An unprecedented occurrence: Cambridge’ prestigious Massachusetts Institute of Technology (MIT)—globally recognized for their programs in hard sciences (scientific and technological research)—backed the application of Grace Moore, one of their students, for the Michel David-Weill Scholarship. Hear more from the promising recipient.
This merit scholarship—one of the scholarship programs offered by Sciences Po’s American Foundation—seeks to attract particularly promising American students to obtain their Master’s degree from Sciences Po in Paris.
In order to benefit from this prestigious award (an 80,000€ value that covers registration fees, tuition, housing, textbooks…), one must embody the values that Michel David-Weill himself held dear. As a Sciences Po alumnus and president of the Foundation in his name, Michel David-Weill considered qualities of excellence, leadership, multiculturalism, and tolerance to be points of pride. The candidates for his scholarship are thus selected based on their academic achievements and their critical thinking skills, but also an uncommon capacity to carry out projects and to engage with their community on both a local and international level.
This year, the recent graduate of MIT’s Bachelor of Science in Materials Science and Engineering, Grace Moore, is the eleventh student to join the list of recipients since the scholarship’s creation.
This brilliant student has championed a project that makes her stand out from the crowd as it toes the line between the hard sciences—her field of expertise—and public policy. This fall, she began a Master’s program in the School of Public Affairs (with a concentration in Energy, Environment and Sustainability).
“At MIT, one of my favorite courses was Industrial Ecology, in which I had the opportunity to do a project studying plastics with the idea of producing a circular industrial approach–producing and recycling plastic—which basically closes that loop, which is talked a lot about in science and in public policy making. However, something I definitely noticed in my project and studies in engineering is that it often feels like some innovations reach this blockade where they can’t be realised–they get stuck in a sort of quagmire of policy.”

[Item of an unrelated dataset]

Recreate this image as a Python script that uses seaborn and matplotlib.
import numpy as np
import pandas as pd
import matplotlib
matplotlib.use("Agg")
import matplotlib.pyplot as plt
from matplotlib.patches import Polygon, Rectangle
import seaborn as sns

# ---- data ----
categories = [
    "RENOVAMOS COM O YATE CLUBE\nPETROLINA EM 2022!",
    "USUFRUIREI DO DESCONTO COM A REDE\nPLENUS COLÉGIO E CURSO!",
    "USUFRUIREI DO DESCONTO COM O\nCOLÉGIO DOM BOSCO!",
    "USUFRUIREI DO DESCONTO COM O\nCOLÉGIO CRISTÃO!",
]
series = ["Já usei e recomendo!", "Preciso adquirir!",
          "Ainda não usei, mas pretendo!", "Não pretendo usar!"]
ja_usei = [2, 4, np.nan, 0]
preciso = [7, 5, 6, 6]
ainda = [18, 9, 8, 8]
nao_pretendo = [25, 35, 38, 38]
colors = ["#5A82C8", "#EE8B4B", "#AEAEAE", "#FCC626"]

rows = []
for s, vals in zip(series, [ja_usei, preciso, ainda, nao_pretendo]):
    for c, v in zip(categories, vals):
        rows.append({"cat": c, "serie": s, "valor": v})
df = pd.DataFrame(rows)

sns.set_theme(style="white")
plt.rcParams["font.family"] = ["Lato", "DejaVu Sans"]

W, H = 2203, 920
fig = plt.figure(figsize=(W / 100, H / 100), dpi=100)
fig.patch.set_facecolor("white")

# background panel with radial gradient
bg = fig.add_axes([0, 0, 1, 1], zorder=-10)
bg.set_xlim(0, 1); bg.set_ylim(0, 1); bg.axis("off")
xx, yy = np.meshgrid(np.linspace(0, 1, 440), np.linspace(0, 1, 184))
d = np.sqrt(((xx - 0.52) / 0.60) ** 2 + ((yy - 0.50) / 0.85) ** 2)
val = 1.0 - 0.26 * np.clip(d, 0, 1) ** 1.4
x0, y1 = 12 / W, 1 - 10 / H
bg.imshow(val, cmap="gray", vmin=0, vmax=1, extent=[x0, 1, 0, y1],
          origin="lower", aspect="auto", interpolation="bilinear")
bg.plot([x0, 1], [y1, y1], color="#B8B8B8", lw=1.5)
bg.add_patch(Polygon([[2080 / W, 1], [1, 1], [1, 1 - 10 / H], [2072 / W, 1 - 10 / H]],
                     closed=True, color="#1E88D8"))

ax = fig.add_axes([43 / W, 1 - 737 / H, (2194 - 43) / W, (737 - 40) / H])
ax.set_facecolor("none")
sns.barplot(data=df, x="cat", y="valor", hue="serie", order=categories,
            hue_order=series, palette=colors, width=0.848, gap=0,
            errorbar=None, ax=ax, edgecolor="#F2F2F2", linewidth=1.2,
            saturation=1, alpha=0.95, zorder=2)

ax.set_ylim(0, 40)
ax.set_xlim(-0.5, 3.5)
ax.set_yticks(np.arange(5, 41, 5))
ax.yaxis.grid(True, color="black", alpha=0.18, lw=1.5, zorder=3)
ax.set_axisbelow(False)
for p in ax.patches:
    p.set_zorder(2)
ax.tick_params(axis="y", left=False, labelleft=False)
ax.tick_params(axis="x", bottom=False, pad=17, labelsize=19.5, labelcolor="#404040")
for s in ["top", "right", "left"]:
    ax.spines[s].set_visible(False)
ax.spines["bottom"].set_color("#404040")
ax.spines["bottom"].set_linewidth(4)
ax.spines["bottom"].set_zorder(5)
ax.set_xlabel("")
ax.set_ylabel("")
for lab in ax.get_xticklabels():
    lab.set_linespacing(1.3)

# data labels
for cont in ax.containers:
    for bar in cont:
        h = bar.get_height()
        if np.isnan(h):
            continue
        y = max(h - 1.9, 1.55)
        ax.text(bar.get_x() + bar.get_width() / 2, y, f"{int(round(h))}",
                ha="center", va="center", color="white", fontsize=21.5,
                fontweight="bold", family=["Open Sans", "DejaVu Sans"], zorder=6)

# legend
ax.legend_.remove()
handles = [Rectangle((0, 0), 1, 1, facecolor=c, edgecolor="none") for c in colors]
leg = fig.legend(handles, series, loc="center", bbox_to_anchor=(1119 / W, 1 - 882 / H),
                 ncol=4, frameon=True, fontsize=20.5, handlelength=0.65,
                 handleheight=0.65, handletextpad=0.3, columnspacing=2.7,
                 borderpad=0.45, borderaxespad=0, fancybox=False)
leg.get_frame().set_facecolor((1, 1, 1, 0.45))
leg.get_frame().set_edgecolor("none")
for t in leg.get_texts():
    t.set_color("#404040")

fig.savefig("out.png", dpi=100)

The intersection between subject matters is what excites her in her studies. “By no means would I call myself an expert, but I certainly have a fairly broad knowledge of the scientific side of things. So getting the background in policy is important for me to then reach that niche space that I’m interested in. “
“[Studying at Sciences Po] is an incredible opportunity and the Foundation Michel David-Weill was fundamental in enabling me to take that opportunity. I couldn’t be here otherwise. I’m so grateful. ”

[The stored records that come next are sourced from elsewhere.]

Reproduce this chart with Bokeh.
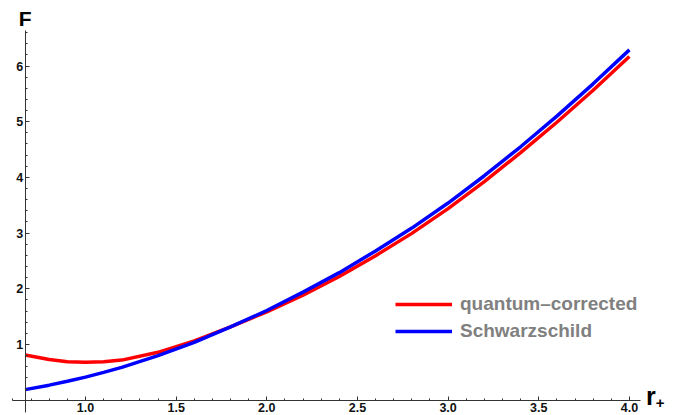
from bokeh.plotting import figure
from bokeh.models import FixedTicker, PrintfTickFormatter, Label, Legend, LegendItem
from bokeh.embed import file_html
from bokeh.resources import INLINE

# ---- data ----
r_plus = [0.667, 0.8, 0.9, 1.0, 1.1, 1.2, 1.4, 1.6, 1.8, 2.0, 2.2, 2.4, 2.6, 2.8, 3.0, 3.2, 3.4, 3.6, 3.8, 4.0]
F_quantum = [0.81, 0.73, 0.69, 0.68, 0.69, 0.72, 0.86, 1.065, 1.315, 1.585, 1.885, 2.22, 2.595, 2.995, 3.44, 3.925, 4.445, 4.99, 5.565, 6.17]
F_schwarz = [0.19, 0.27, 0.34, 0.415, 0.50, 0.59, 0.80, 1.04, 1.315, 1.61, 1.94, 2.29, 2.68, 3.09, 3.54, 4.03, 4.55, 5.10, 5.68, 6.29]
x_ticks = [1.0, 1.5, 2.0, 2.5, 3.0, 3.5, 4.0]
y_ticks = [1, 2, 3, 4, 5, 6]
series_names = ["quantum\u2013corrected", "Schwarzschild"]

FONT = "Liberation Sans"

# frame fills the whole canvas so that the axis titles are not clipped
p = figure(width=676, height=415, output_backend="svg", toolbar_location=None,
           x_range=(0.5312, 4.2598), y_range=(-0.2747, 7.176), min_border=0)
p.outline_line_color = None
p.grid.visible = False
p.background_fill_color = "white"

x_minor = [round(0.6 + 0.1 * i, 2) for i in range(35)]
y_minor = [round(0.2 * i, 2) for i in range(34)]
p.xaxis.ticker = FixedTicker(ticks=x_ticks, minor_ticks=x_minor)
p.yaxis.ticker = FixedTicker(ticks=y_ticks, minor_ticks=y_minor)
p.xaxis.formatter = PrintfTickFormatter(format="%.1f")
p.yaxis.formatter = PrintfTickFormatter(format="%d")
p.xaxis.fixed_location = 0
p.yaxis.fixed_location = 0.667
p.xaxis.bounds = (0.5974, 4.061)
p.yaxis.bounds = (-0.221, 6.637)

for ax in (p.xaxis, p.yaxis):
    ax.axis_line_color = "#333333"
    ax.major_tick_line_color = "#333333"
    ax.minor_tick_line_color = "#333333"
    ax.major_tick_in = 4
    ax.major_tick_out = 0
    ax.minor_tick_in = 2
    ax.minor_tick_out = 0
    ax.major_label_text_font = FONT
    ax.major_label_text_font_style = "bold"
    ax.major_label_text_font_size = "12.5px"
    ax.major_label_text_color = "#111111"
p.xaxis.major_label_standoff = 3
p.yaxis.major_label_standoff = 2

l_q = p.line(r_plus, F_quantum, line_color="#FF0000", line_width=3.5)
l_s = p.line(r_plus, F_schwarz, line_color="#0000FF", line_width=3.5)

legend = Legend(items=[LegendItem(label=series_names[0], renderers=[l_q]),
                       LegendItem(label=series_names[1], renderers=[l_s])],
                location=(395, 73), orientation="vertical",
                border_line_alpha=0, background_fill_alpha=0,
                padding=0, margin=0, spacing=5,
                glyph_width=57, glyph_height=20, label_standoff=8,
                label_text_font=FONT, label_text_font_style="bold",
                label_text_font_size="19px", label_text_color="#808080")
p.add_layout(legend)

p.add_layout(Label(x=0.667, y=7.06, text="F", text_align="center", text_baseline="top",
                   text_font=FONT, text_font_style="bold", text_font_size="21px",
                   text_color="black"))
p.add_layout(Label(x=4.092, y=0.07, text="r", text_align="left", text_baseline="alphabetic",
                   text_font=FONT, text_font_style="bold", text_font_size="25px",
                   text_color="black"))
p.add_layout(Label(x=4.146, y=-0.05, text="+", text_align="left", text_baseline="alphabetic",
                   text_font=FONT, text_font_style="bold", text_font_size="15px",
                   text_color="black"))

open("out.html", "w").write(file_html(p, INLINE))
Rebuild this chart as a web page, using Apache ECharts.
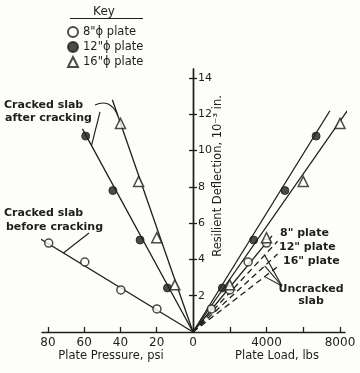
<!DOCTYPE html>
<html><head><meta charset="utf-8">
<script src="https://cdn.jsdelivr.net/npm/echarts@6/dist/echarts.min.js"></script>
<style>html,body{margin:0;padding:0;background:#fdfdfa}#c{width:360px;height:373px}</style>
</head><body><div id="c"></div>
<script>
// ---- axis ticks / labels ----
const pressureTicks = [80, 60, 40, 20, 0];
const loadTicks = [2000, 4000, 6000, 8000];
const loadLabels = [4000, 8000];
const deflTicks = [2, 4, 6, 8, 10, 12, 14];

// ---- series names ----
const plateNames = ['8"\u03d5 plate', '12"\u03d5 plate', '16"\u03d5 plate'];

// ---- 8" plate, cracked slab before cracking ----
const psi8 = [19.9, 39.8, 59.7, 79.6];
const load8 = [1000, 2000, 3000, 4000];
const defl8 = [1.27, 2.32, 3.86, 4.9];
// ---- 12" plate, after cracking ----
const psi12 = [14.1, 29.2, 44.2, 59.2];
const load12 = [1600, 3300, 5000, 6700];
const defl12 = [2.43, 5.07, 7.8, 10.8];
// ---- 16" plate, after cracking ----
const psi16 = [10, 20, 30, 40];
const load16 = [2000, 4000, 6000, 8000];
const defl16 = [2.6, 5.2, 8.3, 11.5];

// ---- fitted lines (from origin to end point) ----
const lineL8 = [[0, 0], [87, 5.3]];
const lineL12 = [[0, 0], [61, 11.2]];
const lineL16 = [[0, 0], [44.5, 12.8]];
const lineR8 = [[0, 0], [4300, 5.3]];
const lineR12 = [[0, 0], [7450, 12.2]];
const lineR16 = [[0, 0], [8400, 12.2]];
// ---- uncracked slab (dashed) ----
const uncr8 = [[0, 0], [4600, 5.0]];
const uncr12 = [[0, 0], [4600, 4.3]];
const uncr16 = [[0, 0], [4600, 3.6]];

const INK = '#1e1e1e';
const FONT = 'DejaVu Sans';
const zip = (a, b) => a.map((v, i) => [v, b[i]]);

const chart = echarts.init(document.getElementById('c'), null, {renderer: 'canvas'});

function lineSeries(name, data, grid, dashed) {
  return {
    type: 'line', name: name, data: data, xAxisIndex: grid, yAxisIndex: grid,
    showSymbol: false, symbol: 'none', clip: false, silent: true, z: 2,
    lineStyle: {color: INK, width: 1.3, type: dashed ? [6, 4] : 'solid'}
  };
}
function markerSeries(idx, data, grid) {
  const styles = [
    {symbol: 'circle', symbolSize: 8, itemStyle: {color: '#fff', borderColor: INK, borderWidth: 1.5}},
    {symbol: 'circle', symbolSize: 8, itemStyle: {color: INK, borderColor: INK, borderWidth: 1}},
    {symbol: 'triangle', symbolSize: 10, itemStyle: {color: '#fff', borderColor: INK, borderWidth: 1.5}}
  ];
  return Object.assign({
    type: 'scatter', name: plateNames[idx], data: data, xAxisIndex: grid, yAxisIndex: grid,
    clip: false, z: 5
  }, styles[idx]);
}

const axisLineStyle = {show: true, lineStyle: {color: INK, width: 1.4}};

chart.setOption({
  backgroundColor: '#fdfdfa',
  animation: false,
  textStyle: {fontFamily: FONT},
  legend: {
    data: plateNames,
    orient: 'vertical', left: 62, top: 21, itemGap: 3,
    itemWidth: 10, itemHeight: 10, selectedMode: false,
    textStyle: {fontSize: 11.5, color: INK, fontFamily: FONT}
  },
  grid: [
    {left: 42, top: 69, width: 151, height: 263},
    {left: 193, top: 69, width: 152, height: 263}
  ],
  xAxis: [
    {gridIndex: 0, type: 'value', inverse: true, min: 0, max: 83.3,
     axisLine: axisLineStyle, splitLine: {show: false},
     axisTick: {inside: true, length: 5, customValues: pressureTicks, lineStyle: {color: INK, width: 1.3}},
     axisLabel: {customValues: pressureTicks, fontSize: 12, color: INK, margin: 5, fontFamily: FONT,
       formatter: v => String(v)}},
    {gridIndex: 1, type: 'value', min: 0, max: 8272,
     axisLine: axisLineStyle, splitLine: {show: false},
     axisTick: {inside: true, length: 5, customValues: loadTicks, lineStyle: {color: INK, width: 1.3}},
     axisLabel: {customValues: loadLabels, fontSize: 12, color: INK, margin: 5, fontFamily: FONT,
       formatter: v => String(v)}}
  ],
  yAxis: [
    {gridIndex: 0, type: 'value', min: 0, max: 14.5, position: 'right',
     axisLine: axisLineStyle, splitLine: {show: false},
     axisTick: {inside: true, length: 4, customValues: deflTicks, lineStyle: {color: INK, width: 1.3}},
     axisLabel: {show: false}},
    {gridIndex: 1, type: 'value', min: 0, max: 14.5, position: 'left',
     axisLine: axisLineStyle, splitLine: {show: false},
     axisTick: {inside: true, length: 4, customValues: deflTicks, lineStyle: {color: INK, width: 1.3}},
     axisLabel: {inside: true, customValues: deflTicks, fontSize: 11, color: INK, margin: 5, fontFamily: FONT}}
  ],
  series: [
    lineSeries('l8', lineL8, 0), lineSeries('l12', lineL12, 0), lineSeries('l16', lineL16, 0),
    lineSeries('r8', lineR8, 1), lineSeries('r12', lineR12, 1), lineSeries('r16', lineR16, 1),
    lineSeries('u8', uncr8, 1, true), lineSeries('u12', uncr12, 1, true), lineSeries('u16', uncr16, 1, true),
    markerSeries(0, zip(psi8, defl8), 0), markerSeries(1, zip(psi12, defl12), 0), markerSeries(2, zip(psi16, defl16), 0),
    markerSeries(0, zip(load8, defl8), 1), markerSeries(1, zip(load12, defl12), 1), markerSeries(2, zip(load16, defl16), 1)
  ]
});

// ---- annotations ----
const P0 = (x, y) => chart.convertToPixel({gridIndex: 0}, [x, y]);
const P1 = (x, y) => chart.convertToPixel({gridIndex: 1}, [x, y]);
const onLine = (line, x) => [x, line[1][1] * x / line[1][0]];

function txt(text, x, y, opts) {
  return Object.assign({type: 'text', x: x, y: y, silent: true,
    style: Object.assign({text: text, fill: INK, fontFamily: FONT, fontSize: 11.5,
      align: 'left', verticalAlign: 'middle'}, (opts && opts.style) || {})},
    opts && opts.rotation ? {rotation: opts.rotation} : {});
}
function seg(a, b) {
  return {type: 'line', silent: true, shape: {x1: a[0], y1: a[1], x2: b[0], y2: b[1]},
    style: {stroke: INK, lineWidth: 1.1}};
}

const a16 = P0(...onLine(lineL16, 41.5));
const a12 = P0(...onLine(lineL12, 56));
const b8 = P0(...onLine(lineL8, 71.5));
const u8 = P1(...onLine(uncr8, 3900));
const u12 = P1(...onLine(uncr12, 3900));
const u16 = P1(...onLine(uncr16, 3900));

const g = [
  txt('Key', 104, 12, {style: {align: 'center', fontSize: 12}}),
  seg([70, 18.5], [143, 18.5]),
  txt('Cracked slab', 4, 105, {style: {fontWeight: 'bold', fontSize: 11}}),
  txt('after cracking', 5, 118, {style: {fontWeight: 'bold', fontSize: 11}}),
  {type: 'bezierCurve', silent: true,
   shape: {x1: 95, y1: 105, cpx1: 110, cpy1: 98, x2: a16[0], y2: a16[1]},
   style: {stroke: INK, lineWidth: 1.1, fill: null}},
  seg([100, 112], a12),
  txt('Cracked slab', 4, 213, {style: {fontWeight: 'bold', fontSize: 11}}),
  txt('before cracking', 6, 227, {style: {fontWeight: 'bold', fontSize: 11}}),
  seg([89, 233], b8),
  txt('8" plate', 280, 233, {style: {fontWeight: 'bold', fontSize: 11}}),
  txt('12" plate', 279, 247, {style: {fontWeight: 'bold', fontSize: 11}}),
  txt('16" plate', 283, 261, {style: {fontWeight: 'bold', fontSize: 11}}),
  txt('Uncracked', 311, 289, {style: {fontWeight: 'bold', fontSize: 11, align: 'center'}}),
  txt('slab', 311, 301, {style: {fontWeight: 'bold', fontSize: 11, align: 'center'}}),
  seg([282, 286], u8), seg([282, 286], u12), seg([282, 286], u16),
  txt('Plate Pressure, psi', 111, 356, {style: {align: 'center', fontSize: 11.5}}),
  txt('Plate Load, lbs', 277, 356, {style: {align: 'center', fontSize: 11.5}}),
  txt('Resilient Deflection, 10\u207b\u00b3 in.', 218, 176, {rotation: Math.PI / 2, style: {align: 'center', fontSize: 11.5}})
];
chart.setOption({graphic: g});
</script>
</body></html>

Sciences Po’s international standing played a large part in convincing this brilliant student to pursue her studies here. “I’ve had speakers in my classes so far that are very relevant in the world of environmental policy, and that sort of access to world leaders is something I was very excited about.”
Grace Moore has also noticed that she has a unique background in the classroom, “It may seem a bit odd that an engineering student has ended up here, and believe me, in classes, we introduce ourselves and I’m the only engineering student at times. But for that same reason, there is something that I can add. It feels like there is often only the policy perspective in our debates, but if you’re gonna talk about innovation, you should probably involve the people that are innovating.”
This passionate, involved, and open-minded student is one whose path we will follow with interest, as we have no doubt that she will be capable of transmitting important messages and will follow a road that will lead her to make a significant and positive impact on the planet’s future.